Do this —
Reproduce exactly, with no pictures, each line from the opening of the material down through the line containing "const pkcCompStr = [31.8, 31.1, 31.25, 29.2, 28.6, 27.6, 26.0];".
* BEGIN *
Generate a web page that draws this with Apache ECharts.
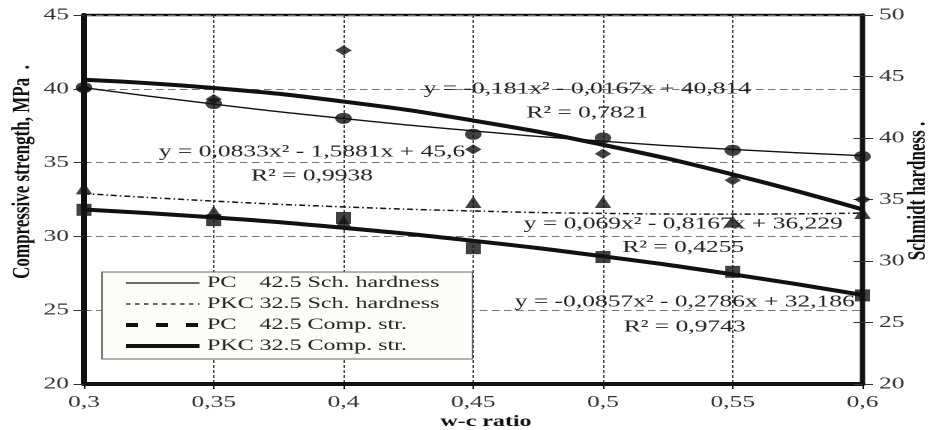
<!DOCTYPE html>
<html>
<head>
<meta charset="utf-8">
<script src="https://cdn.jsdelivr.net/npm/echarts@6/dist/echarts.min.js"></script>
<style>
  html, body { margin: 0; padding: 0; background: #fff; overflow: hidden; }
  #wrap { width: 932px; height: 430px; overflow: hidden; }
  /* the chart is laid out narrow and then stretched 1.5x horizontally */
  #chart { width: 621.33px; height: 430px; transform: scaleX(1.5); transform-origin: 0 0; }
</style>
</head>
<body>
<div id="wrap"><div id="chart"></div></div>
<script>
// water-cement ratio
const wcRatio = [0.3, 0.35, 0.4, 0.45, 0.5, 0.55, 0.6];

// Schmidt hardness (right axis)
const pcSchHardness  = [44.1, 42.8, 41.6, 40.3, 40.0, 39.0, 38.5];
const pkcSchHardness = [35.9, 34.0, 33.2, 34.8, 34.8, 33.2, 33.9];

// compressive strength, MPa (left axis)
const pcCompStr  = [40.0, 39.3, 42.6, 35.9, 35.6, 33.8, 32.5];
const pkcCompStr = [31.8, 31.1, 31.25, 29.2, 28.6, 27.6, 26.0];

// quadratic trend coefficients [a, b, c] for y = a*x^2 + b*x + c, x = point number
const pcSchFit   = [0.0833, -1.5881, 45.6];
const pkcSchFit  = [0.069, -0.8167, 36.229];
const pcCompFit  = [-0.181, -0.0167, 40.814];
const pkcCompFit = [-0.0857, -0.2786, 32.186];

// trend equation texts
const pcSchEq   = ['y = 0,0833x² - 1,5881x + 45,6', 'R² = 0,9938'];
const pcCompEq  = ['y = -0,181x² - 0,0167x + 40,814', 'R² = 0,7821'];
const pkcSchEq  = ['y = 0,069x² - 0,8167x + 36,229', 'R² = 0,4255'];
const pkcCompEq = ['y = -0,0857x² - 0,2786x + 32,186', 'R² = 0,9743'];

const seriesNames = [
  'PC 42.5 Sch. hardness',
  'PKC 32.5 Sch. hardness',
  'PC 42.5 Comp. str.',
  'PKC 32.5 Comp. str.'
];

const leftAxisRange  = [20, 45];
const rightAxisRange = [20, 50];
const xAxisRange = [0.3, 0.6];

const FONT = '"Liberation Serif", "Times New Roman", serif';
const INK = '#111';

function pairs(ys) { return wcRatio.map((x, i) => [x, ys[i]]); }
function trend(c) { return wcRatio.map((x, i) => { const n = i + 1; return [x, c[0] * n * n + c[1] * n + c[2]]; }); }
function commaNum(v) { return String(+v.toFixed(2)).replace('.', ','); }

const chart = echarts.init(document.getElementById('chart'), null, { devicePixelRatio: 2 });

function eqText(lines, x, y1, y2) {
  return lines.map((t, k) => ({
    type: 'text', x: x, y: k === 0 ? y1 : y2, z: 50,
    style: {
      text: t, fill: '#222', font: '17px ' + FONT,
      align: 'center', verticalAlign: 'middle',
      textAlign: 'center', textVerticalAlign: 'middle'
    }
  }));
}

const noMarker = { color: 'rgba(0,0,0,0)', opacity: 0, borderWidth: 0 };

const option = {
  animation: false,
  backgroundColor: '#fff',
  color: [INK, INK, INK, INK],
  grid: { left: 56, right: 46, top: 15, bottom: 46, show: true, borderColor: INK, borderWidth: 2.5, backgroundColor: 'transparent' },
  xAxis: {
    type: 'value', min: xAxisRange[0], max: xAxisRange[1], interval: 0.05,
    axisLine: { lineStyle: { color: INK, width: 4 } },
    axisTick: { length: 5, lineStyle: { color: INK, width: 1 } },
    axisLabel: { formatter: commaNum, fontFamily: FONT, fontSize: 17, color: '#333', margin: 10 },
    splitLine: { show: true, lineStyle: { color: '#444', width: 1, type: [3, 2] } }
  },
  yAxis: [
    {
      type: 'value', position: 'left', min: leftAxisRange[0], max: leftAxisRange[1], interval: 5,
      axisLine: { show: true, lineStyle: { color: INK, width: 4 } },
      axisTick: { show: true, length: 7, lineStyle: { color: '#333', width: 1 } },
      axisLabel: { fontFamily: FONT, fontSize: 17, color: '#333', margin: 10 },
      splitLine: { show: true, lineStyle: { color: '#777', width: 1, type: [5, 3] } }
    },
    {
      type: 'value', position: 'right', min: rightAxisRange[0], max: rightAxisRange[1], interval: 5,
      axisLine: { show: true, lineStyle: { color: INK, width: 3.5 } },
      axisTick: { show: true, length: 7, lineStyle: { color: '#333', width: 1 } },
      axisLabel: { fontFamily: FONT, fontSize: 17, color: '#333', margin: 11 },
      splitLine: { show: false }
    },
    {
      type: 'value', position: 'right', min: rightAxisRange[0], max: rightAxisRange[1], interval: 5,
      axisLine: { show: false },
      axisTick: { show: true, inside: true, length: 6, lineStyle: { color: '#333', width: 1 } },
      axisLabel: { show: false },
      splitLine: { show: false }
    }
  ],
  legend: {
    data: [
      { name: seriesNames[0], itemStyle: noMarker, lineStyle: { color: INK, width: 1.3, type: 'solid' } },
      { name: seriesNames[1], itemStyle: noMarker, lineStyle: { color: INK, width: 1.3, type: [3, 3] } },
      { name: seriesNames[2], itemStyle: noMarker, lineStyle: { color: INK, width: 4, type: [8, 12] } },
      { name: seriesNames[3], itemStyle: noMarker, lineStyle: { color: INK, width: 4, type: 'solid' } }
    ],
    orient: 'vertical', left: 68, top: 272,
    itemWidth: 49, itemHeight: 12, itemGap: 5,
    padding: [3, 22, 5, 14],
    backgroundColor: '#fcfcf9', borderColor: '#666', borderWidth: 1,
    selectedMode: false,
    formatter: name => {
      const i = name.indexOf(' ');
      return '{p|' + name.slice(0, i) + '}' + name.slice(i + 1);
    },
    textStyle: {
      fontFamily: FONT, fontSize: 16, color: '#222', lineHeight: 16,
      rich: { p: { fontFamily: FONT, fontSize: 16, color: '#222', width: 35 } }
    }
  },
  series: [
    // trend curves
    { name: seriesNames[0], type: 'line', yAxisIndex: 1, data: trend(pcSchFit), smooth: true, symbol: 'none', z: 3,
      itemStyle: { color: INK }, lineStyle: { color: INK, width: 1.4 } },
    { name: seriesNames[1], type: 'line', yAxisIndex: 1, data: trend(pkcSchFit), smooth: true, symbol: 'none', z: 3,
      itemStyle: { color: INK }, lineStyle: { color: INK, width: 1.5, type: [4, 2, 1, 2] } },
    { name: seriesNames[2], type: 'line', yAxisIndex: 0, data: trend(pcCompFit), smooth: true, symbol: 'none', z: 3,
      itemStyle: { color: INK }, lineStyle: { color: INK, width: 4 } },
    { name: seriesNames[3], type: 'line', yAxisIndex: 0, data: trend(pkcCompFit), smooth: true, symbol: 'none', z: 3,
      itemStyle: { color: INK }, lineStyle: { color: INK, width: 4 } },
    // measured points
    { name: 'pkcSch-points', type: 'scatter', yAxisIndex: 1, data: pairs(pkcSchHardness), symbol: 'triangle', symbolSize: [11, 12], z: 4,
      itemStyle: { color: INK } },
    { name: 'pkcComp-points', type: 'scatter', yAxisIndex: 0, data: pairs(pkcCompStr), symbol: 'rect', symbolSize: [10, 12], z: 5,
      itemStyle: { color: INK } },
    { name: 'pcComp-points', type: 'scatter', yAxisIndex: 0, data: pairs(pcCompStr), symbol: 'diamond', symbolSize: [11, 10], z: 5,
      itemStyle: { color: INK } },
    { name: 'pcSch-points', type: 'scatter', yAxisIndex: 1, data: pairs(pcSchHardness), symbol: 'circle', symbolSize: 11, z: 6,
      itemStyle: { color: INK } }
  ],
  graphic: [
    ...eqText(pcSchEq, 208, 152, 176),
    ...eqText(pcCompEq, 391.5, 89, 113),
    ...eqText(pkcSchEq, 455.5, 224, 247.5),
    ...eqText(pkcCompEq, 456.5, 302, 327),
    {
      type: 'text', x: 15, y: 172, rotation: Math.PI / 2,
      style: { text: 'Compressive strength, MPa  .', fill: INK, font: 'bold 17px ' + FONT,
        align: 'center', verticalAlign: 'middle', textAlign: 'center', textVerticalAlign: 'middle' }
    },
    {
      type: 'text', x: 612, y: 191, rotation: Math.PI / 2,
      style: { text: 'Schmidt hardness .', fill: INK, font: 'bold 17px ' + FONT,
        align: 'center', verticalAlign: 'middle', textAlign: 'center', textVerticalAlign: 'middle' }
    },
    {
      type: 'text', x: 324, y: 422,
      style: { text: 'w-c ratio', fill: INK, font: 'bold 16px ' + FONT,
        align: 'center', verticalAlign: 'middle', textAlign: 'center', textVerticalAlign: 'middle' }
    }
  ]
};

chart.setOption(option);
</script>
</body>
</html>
* END *
Answer in full —
Generate a web page that draws this with Apache ECharts.
<!DOCTYPE html>
<html>
<head>
<meta charset="utf-8">
<script src="https://cdn.jsdelivr.net/npm/echarts@6/dist/echarts.min.js"></script>
<style>
  html, body { margin: 0; padding: 0; background: #fff; overflow: hidden; }
  #wrap { width: 932px; height: 430px; overflow: hidden; }
  /* the chart is laid out narrow and then stretched 1.5x horizontally */
  #chart { width: 621.33px; height: 430px; transform: scaleX(1.5); transform-origin: 0 0; }
</style>
</head>
<body>
<div id="wrap"><div id="chart"></div></div>
<script>
// water-cement ratio
const wcRatio = [0.3, 0.35, 0.4, 0.45, 0.5, 0.55, 0.6];

// Schmidt hardness (right axis)
const pcSchHardness  = [44.1, 42.8, 41.6, 40.3, 40.0, 39.0, 38.5];
const pkcSchHardness = [35.9, 34.0, 33.2, 34.8, 34.8, 33.2, 33.9];

// compressive strength, MPa (left axis)
const pcCompStr  = [40.0, 39.3, 42.6, 35.9, 35.6, 33.8, 32.5];
const pkcCompStr = [31.8, 31.1, 31.25, 29.2, 28.6, 27.6, 26.0];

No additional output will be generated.